GOES‬ visible satellite image from 2200 UTC on 07/17/14 of ‪Tropical Storm‬ ‪Wali‬ in the central ‎Pacific‬ SE of ‪Hawaii‬. Image courtesy NOAA/NWS.

The agency says maximum sustained winds are near 45 mph with higher gusts.  The tropical storm force winds extend outward from the center of the system up to 90 miles, the agency reports. The NWS forecasts some additional strengthening over the next 24 hours, followed by weakening.

The National Weather Service forecast calls for deep tropical moisture spreading across the state from the east, bringing humid conditions and the potential for heavy rainfall Saturday night through Monday.

The Hawaiʻi Emergency Management Agency, along with the county civil defense agencies continue to monitor the situation and encourage members of the public to be alert and to take appropriate precautions.

“We are preparing for potential effects of One-C,” said Doug Mayne, administrator for Emergency Management in a department press release. “We recommend residents and visitors take the time to prepare and be informed.”

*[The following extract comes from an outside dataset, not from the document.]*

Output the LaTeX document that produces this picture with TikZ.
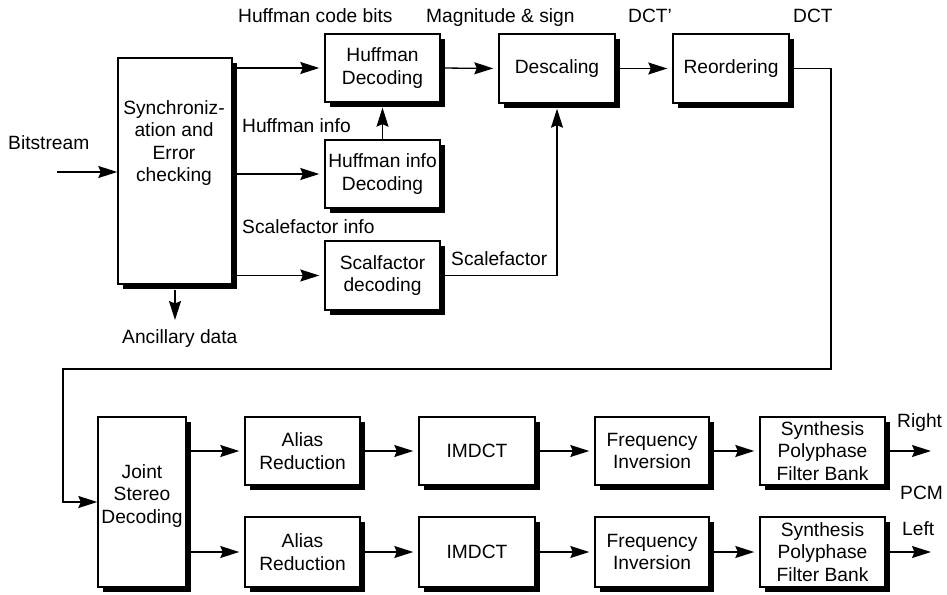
\documentclass[tikz,border=0pt]{standalone}
\usepackage{fontspec}
\setmainfont{Liberation Sans}
\usetikzlibrary{arrows.meta,shadows,calc}

\begin{document}
\begin{tikzpicture}[x=1pt,y=-1pt,
  txt/.style={font=\fontsize{19.2}{22.5}\selectfont},
  blk/.style={txt, draw, line width=1.4pt, fill=white, inner sep=0pt, align=center,
    general shadow={fill=black, shadow xshift=5pt, shadow yshift=-5pt}},
  lbl/.style={txt, inner sep=0pt, anchor=base west},
  arr/.style={line width=1.3pt, -{Stealth[length=19pt,width=12pt,inset=2.5pt]}},
  gap/.style={shorten >=5pt}]
\useasboundingbox (0,0) rectangle (947,594);

% upper chain
\node[blk, minimum width=114pt, minimum height=226pt] (sync) at (175,171) {};
\node[txt, align=center, inner sep=0pt] (synctext) at (174,143) {Synchroniz-\\ation and\\Error\\checking};
\node[blk, minimum width=115pt, minimum height=68pt] (hd) at (382.5,68) {Huffman\\Decoding};
\node[blk, minimum width=115pt, minimum height=68pt] (hid) at (382.5,174) {Huffman info\\Decoding};
\node[blk, minimum width=115pt, minimum height=69pt] (sfd) at (382.5,275.5) {Scalfactor\\decoding};
\node[blk, minimum width=116pt, minimum height=69pt] (desc) at (557,68.5) {Descaling};
\node[blk, minimum width=116pt, minimum height=69pt] (reord) at (731,68.5) {Reordering};

% lower chains
\node[blk, minimum width=88pt, minimum height=170pt] (joint) at (142,502) {};
\node[txt, align=center, inner sep=0pt] (jointtext) at (142,496) {Joint\\Stereo\\Decoding};
\node[blk, minimum width=115pt, minimum height=68pt] (ar1) at (302.5,451) {Alias\\Reduction};
\node[blk, minimum width=115pt, minimum height=70pt] (ar2) at (302.5,552) {Alias\\Reduction};
\node[blk, minimum width=116pt, minimum height=68pt] (im1) at (477,451) {IMDCT};
\node[blk, minimum width=116pt, minimum height=70pt] (im2) at (477,552) {IMDCT};
\node[blk, minimum width=114pt, minimum height=68pt] (fi1) at (652,451) {Frequency\\Inversion};
\node[blk, minimum width=114pt, minimum height=70pt] (fi2) at (652,552) {Frequency\\Inversion};
\node[blk, minimum width=125pt, minimum height=68pt] (sy1) at (822.5,451) {Synthesis\\Polyphase\\Filter Bank};
\node[blk, minimum width=125pt, minimum height=70pt] (sy2) at (822.5,552) {Synthesis\\Polyphase\\Filter Bank};

% free ends
\coordinate (bs) at (57,172);
\coordinate (anc) at (175,320);
\coordinate (r1) at (831,369);
\coordinate (r2) at (63,369);
\coordinate (outR) at (931,451);
\coordinate (outL) at (931,552);

% connectors
\draw[arr] (bs) -- (bs -| sync.west);
\draw[arr] ([yshift=-5pt]sync.south) -- (anc);
\draw[arr,gap] (sync.east |- hd.west) -- (hd.west);
\draw[arr,gap] (sync.east |- hid.west) -- (hid.west);
\draw[arr,gap] (sync.east |- sfd.west) -- (sfd.west);
\draw[arr] (hid.north) -- ([yshift=-5pt]hd.south);
\draw[arr,gap] (hd.east) -- (desc.west);
\draw[arr,gap] (desc.east) -- (reord.west);
\draw[arr] (sfd.east) -| ([yshift=-5pt]desc.south);
\draw[arr] (reord.east) -| (r1) -- (r2) |- (joint.west);
\draw[arr,gap] (joint.east |- ar1.west) -- (ar1.west);
\draw[arr,gap] (joint.east |- ar2.west) -- (ar2.west);
\draw[arr,gap] (ar1.east) -- (im1.west);
\draw[arr,gap] (ar2.east) -- (im2.west);
\draw[arr,gap] (im1.east) -- (fi1.west);
\draw[arr,gap] (im2.east) -- (fi2.west);
\draw[arr,gap] (fi1.east) -- (sy1.west);
\draw[arr,gap] (fi2.east) -- (sy2.west);
\draw[arr] (sy1.east) -- (outR);
\draw[arr] (sy2.east) -- (outL);

% signal labels
\node[lbl] (l1) at (238,23) {Huffman code bits};
\node[lbl] (l2) at (426,23) {Magnitude \& sign};
\node[lbl] (l3) at (628,23) {DCT'};
\node[lbl] (l4) at (793,23) {DCT};
\node[lbl] (l5) at (242,132) {Huffman info};
\node[lbl] (l6) at (242,233) {Scalefactor info};
\node[lbl] (l7) at (451,265) {Scalefactor};
\node[lbl] (l8) at (8,149) {Bitstream};
\node[lbl] (l9) at (122,343) {Ancillary data};
\node[lbl] (l10) at (897,427) {Right};
\node[lbl] (l11) at (900,499) {PCM};
\node[lbl] (l12) at (902,535) {Left};
\end{tikzpicture}
\end{document}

The Hawaiʻi Emergency Management Agency recommended that the following actions be taken to prepare for the system and other heavy rain events:

  1. Have redundant means of warning (e.g., sign up for local notification systems and get a battery or crank-operated radio). Information on local emergency notification systems can be found at: Kauaʻi – www.kauai.gov; Oʻahu – www.nixle.com; Maui – www.co.maui.hi.us/list.aspx; and Hawaiʻi Island – Email [email protected] and request enrollment to the emergency notification system. Include your mobile phone number.
  2. Find out if you live or work in a flood zone by checking sites like www.floodsmart.gov.
  3. Make sure drainage systems on or near your property are properly maintained.
  4. Monitor local news broadcasts for the latest information.